>> begin

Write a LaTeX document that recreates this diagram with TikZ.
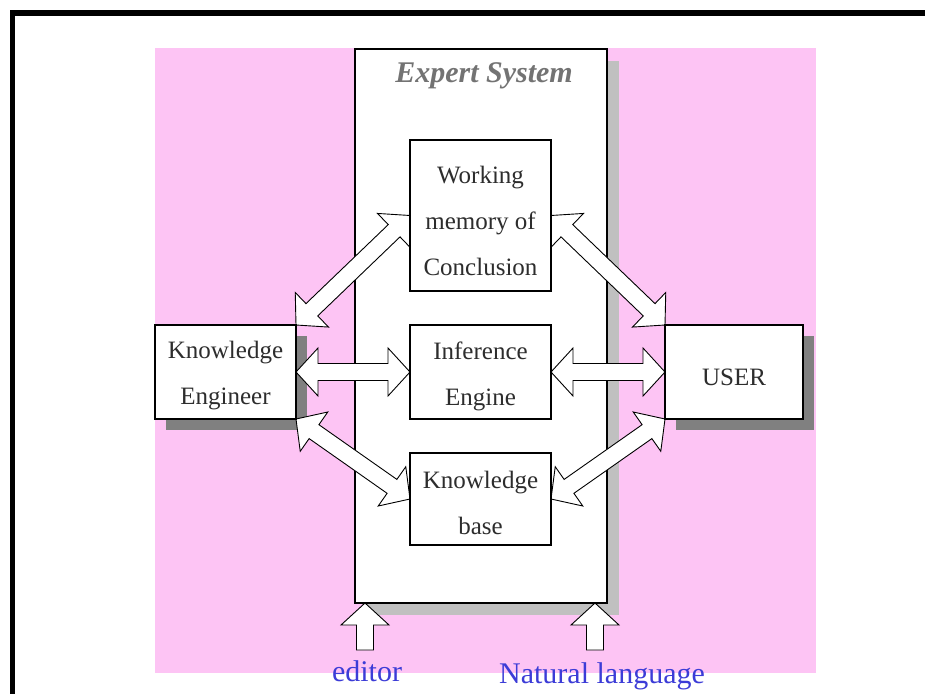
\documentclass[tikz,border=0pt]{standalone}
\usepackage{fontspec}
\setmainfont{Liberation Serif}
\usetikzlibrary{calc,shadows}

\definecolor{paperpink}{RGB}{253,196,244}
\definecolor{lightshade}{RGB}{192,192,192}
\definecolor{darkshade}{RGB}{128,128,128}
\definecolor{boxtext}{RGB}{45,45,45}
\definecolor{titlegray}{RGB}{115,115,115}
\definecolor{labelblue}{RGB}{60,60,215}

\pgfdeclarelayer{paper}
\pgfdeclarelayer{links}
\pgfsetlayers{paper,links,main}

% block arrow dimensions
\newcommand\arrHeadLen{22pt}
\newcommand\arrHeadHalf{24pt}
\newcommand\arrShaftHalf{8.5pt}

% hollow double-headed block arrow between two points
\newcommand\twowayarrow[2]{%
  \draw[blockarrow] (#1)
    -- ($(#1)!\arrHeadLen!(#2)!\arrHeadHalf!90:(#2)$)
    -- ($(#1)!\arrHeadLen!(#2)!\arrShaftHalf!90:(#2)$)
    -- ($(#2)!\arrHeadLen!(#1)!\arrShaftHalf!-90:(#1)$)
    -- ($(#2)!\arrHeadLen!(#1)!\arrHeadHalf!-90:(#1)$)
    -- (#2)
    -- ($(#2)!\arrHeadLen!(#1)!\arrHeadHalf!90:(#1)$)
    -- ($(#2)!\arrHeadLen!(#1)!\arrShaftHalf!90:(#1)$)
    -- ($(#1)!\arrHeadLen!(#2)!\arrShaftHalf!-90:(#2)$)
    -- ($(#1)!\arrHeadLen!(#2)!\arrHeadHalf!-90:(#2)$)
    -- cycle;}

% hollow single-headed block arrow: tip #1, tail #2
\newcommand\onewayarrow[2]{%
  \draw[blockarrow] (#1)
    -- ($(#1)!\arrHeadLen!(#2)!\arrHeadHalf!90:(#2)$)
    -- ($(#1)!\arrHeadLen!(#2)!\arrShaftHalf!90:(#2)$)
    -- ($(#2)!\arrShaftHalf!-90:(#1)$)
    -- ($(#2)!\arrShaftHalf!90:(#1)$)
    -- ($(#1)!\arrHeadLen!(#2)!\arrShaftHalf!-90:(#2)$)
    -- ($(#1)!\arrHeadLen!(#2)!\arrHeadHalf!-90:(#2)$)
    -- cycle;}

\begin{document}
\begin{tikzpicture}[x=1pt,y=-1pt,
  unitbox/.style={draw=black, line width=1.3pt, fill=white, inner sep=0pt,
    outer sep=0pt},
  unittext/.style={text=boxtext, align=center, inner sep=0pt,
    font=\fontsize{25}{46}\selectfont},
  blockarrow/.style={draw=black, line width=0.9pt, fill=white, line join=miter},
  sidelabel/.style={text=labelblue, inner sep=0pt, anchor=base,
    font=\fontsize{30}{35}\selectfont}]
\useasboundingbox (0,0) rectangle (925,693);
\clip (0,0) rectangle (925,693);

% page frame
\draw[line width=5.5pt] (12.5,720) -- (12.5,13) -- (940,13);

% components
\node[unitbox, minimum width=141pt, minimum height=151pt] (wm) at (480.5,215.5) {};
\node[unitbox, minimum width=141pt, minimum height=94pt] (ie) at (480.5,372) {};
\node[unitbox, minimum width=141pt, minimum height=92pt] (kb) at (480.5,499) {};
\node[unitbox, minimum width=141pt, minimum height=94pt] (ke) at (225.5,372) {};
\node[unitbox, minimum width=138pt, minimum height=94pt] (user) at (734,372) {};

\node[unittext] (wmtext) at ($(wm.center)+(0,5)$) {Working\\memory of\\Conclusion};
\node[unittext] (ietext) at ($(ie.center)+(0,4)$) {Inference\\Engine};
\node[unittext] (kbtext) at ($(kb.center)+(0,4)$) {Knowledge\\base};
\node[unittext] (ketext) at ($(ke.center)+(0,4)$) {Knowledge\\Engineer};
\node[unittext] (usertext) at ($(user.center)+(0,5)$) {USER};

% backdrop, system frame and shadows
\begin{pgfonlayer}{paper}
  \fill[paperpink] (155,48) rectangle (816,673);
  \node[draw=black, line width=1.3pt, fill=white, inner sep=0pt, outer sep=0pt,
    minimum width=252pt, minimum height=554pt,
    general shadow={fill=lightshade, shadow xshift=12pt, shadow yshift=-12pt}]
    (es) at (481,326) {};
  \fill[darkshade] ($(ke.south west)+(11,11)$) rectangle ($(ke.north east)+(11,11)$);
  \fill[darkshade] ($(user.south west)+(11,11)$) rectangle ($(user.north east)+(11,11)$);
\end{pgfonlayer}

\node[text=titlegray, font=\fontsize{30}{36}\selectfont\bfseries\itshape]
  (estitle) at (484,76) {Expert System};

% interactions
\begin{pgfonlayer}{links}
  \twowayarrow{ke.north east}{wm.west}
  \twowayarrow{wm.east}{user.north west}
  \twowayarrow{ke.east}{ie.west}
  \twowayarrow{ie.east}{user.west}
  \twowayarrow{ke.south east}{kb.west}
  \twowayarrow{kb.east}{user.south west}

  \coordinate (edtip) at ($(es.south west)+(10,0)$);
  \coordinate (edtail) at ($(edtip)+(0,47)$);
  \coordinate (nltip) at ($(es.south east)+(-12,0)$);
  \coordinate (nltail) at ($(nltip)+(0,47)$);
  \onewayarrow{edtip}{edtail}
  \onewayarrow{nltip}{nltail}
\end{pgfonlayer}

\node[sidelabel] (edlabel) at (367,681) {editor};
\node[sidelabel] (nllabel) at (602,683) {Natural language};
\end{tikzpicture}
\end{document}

>> end

- EXERCISE PROMPT: Do not include the images; transcribe the rest of the listing exactly.

- RESULT:
Write a LaTeX document that recreates this diagram with TikZ.
\documentclass[tikz,border=0pt]{standalone}
\usepackage{fontspec}
\setmainfont{Liberation Serif}
\usetikzlibrary{calc,shadows}

\definecolor{paperpink}{RGB}{253,196,244}
\definecolor{lightshade}{RGB}{192,192,192}
\definecolor{darkshade}{RGB}{128,128,128}
\definecolor{boxtext}{RGB}{45,45,45}
\definecolor{titlegray}{RGB}{115,115,115}
\definecolor{labelblue}{RGB}{60,60,215}

\pgfdeclarelayer{paper}
\pgfdeclarelayer{links}
\pgfsetlayers{paper,links,main}

% block arrow dimensions
\newcommand\arrHeadLen{22pt}
\newcommand\arrHeadHalf{24pt}
\newcommand\arrShaftHalf{8.5pt}

% hollow double-headed block arrow between two points
\newcommand\twowayarrow[2]{%
  \draw[blockarrow] (#1)
    -- ($(#1)!\arrHeadLen!(#2)!\arrHeadHalf!90:(#2)$)
    -- ($(#1)!\arrHeadLen!(#2)!\arrShaftHalf!90:(#2)$)
    -- ($(#2)!\arrHeadLen!(#1)!\arrShaftHalf!-90:(#1)$)
    -- ($(#2)!\arrHeadLen!(#1)!\arrHeadHalf!-90:(#1)$)
    -- (#2)
    -- ($(#2)!\arrHeadLen!(#1)!\arrHeadHalf!90:(#1)$)
    -- ($(#2)!\arrHeadLen!(#1)!\arrShaftHalf!90:(#1)$)
    -- ($(#1)!\arrHeadLen!(#2)!\arrShaftHalf!-90:(#2)$)
    -- ($(#1)!\arrHeadLen!(#2)!\arrHeadHalf!-90:(#2)$)
    -- cycle;}

% hollow single-headed block arrow: tip #1, tail #2
\newcommand\onewayarrow[2]{%
  \draw[blockarrow] (#1)
    -- ($(#1)!\arrHeadLen!(#2)!\arrHeadHalf!90:(#2)$)
    -- ($(#1)!\arrHeadLen!(#2)!\arrShaftHalf!90:(#2)$)
    -- ($(#2)!\arrShaftHalf!-90:(#1)$)
    -- ($(#2)!\arrShaftHalf!90:(#1)$)
    -- ($(#1)!\arrHeadLen!(#2)!\arrShaftHalf!-90:(#2)$)
    -- ($(#1)!\arrHeadLen!(#2)!\arrHeadHalf!-90:(#2)$)
    -- cycle;}

\begin{document}
\begin{tikzpicture}[x=1pt,y=-1pt,
  unitbox/.style={draw=black, line width=1.3pt, fill=white, inner sep=0pt,
    outer sep=0pt},
  unittext/.style={text=boxtext, align=center, inner sep=0pt,
    font=\fontsize{25}{46}\selectfont},
  blockarrow/.style={draw=black, line width=0.9pt, fill=white, line join=miter},
  sidelabel/.style={text=labelblue, inner sep=0pt, anchor=base,
    font=\fontsize{30}{35}\selectfont}]
\useasboundingbox (0,0) rectangle (925,693);
\clip (0,0) rectangle (925,693);

% page frame
\draw[line width=5.5pt] (12.5,720) -- (12.5,13) -- (940,13);

% components
\node[unitbox, minimum width=141pt, minimum height=151pt] (wm) at (480.5,215.5) {};
\node[unitbox, minimum width=141pt, minimum height=94pt] (ie) at (480.5,372) {};
\node[unitbox, minimum width=141pt, minimum height=92pt] (kb) at (480.5,499) {};
\node[unitbox, minimum width=141pt, minimum height=94pt] (ke) at (225.5,372) {};
\node[unitbox, minimum width=138pt, minimum height=94pt] (user) at (734,372) {};

\node[unittext] (wmtext) at ($(wm.center)+(0,5)$) {Working\\memory of\\Conclusion};
\node[unittext] (ietext) at ($(ie.center)+(0,4)$) {Inference\\Engine};
\node[unittext] (kbtext) at ($(kb.center)+(0,4)$) {Knowledge\\base};
\node[unittext] (ketext) at ($(ke.center)+(0,4)$) {Knowledge\\Engineer};
\node[unittext] (usertext) at ($(user.center)+(0,5)$) {USER};

% backdrop, system frame and shadows
\begin{pgfonlayer}{paper}
  \fill[paperpink] (155,48) rectangle (816,673);
  \node[draw=black, line width=1.3pt, fill=white, inner sep=0pt, outer sep=0pt,
    minimum width=252pt, minimum height=554pt,
    general shadow={fill=lightshade, shadow xshift=12pt, shadow yshift=-12pt}]
    (es) at (481,326) {};
  \fill[darkshade] ($(ke.south west)+(11,11)$) rectangle ($(ke.north east)+(11,11)$);
  \fill[darkshade] ($(user.south west)+(11,11)$) rectangle ($(user.north east)+(11,11)$);
\end{pgfonlayer}

\node[text=titlegray, font=\fontsize{30}{36}\selectfont\bfseries\itshape]
  (estitle) at (484,76) {Expert System};

% interactions
\begin{pgfonlayer}{links}
  \twowayarrow{ke.north east}{wm.west}
  \twowayarrow{wm.east}{user.north west}
  \twowayarrow{ke.east}{ie.west}
  \twowayarrow{ie.east}{user.west}
  \twowayarrow{ke.south east}{kb.west}
  \twowayarrow{kb.east}{user.south west}

  \coordinate (edtip) at ($(es.south west)+(10,0)$);
  \coordinate (edtail) at ($(edtip)+(0,47)$);
  \coordinate (nltip) at ($(es.south east)+(-12,0)$);
  \coordinate (nltail) at ($(nltip)+(0,47)$);
  \onewayarrow{edtip}{edtail}
  \onewayarrow{nltip}{nltail}
\end{pgfonlayer}

\node[sidelabel] (edlabel) at (367,681) {editor};
\node[sidelabel] (nllabel) at (602,683) {Natural language};
\end{tikzpicture}
\end{document}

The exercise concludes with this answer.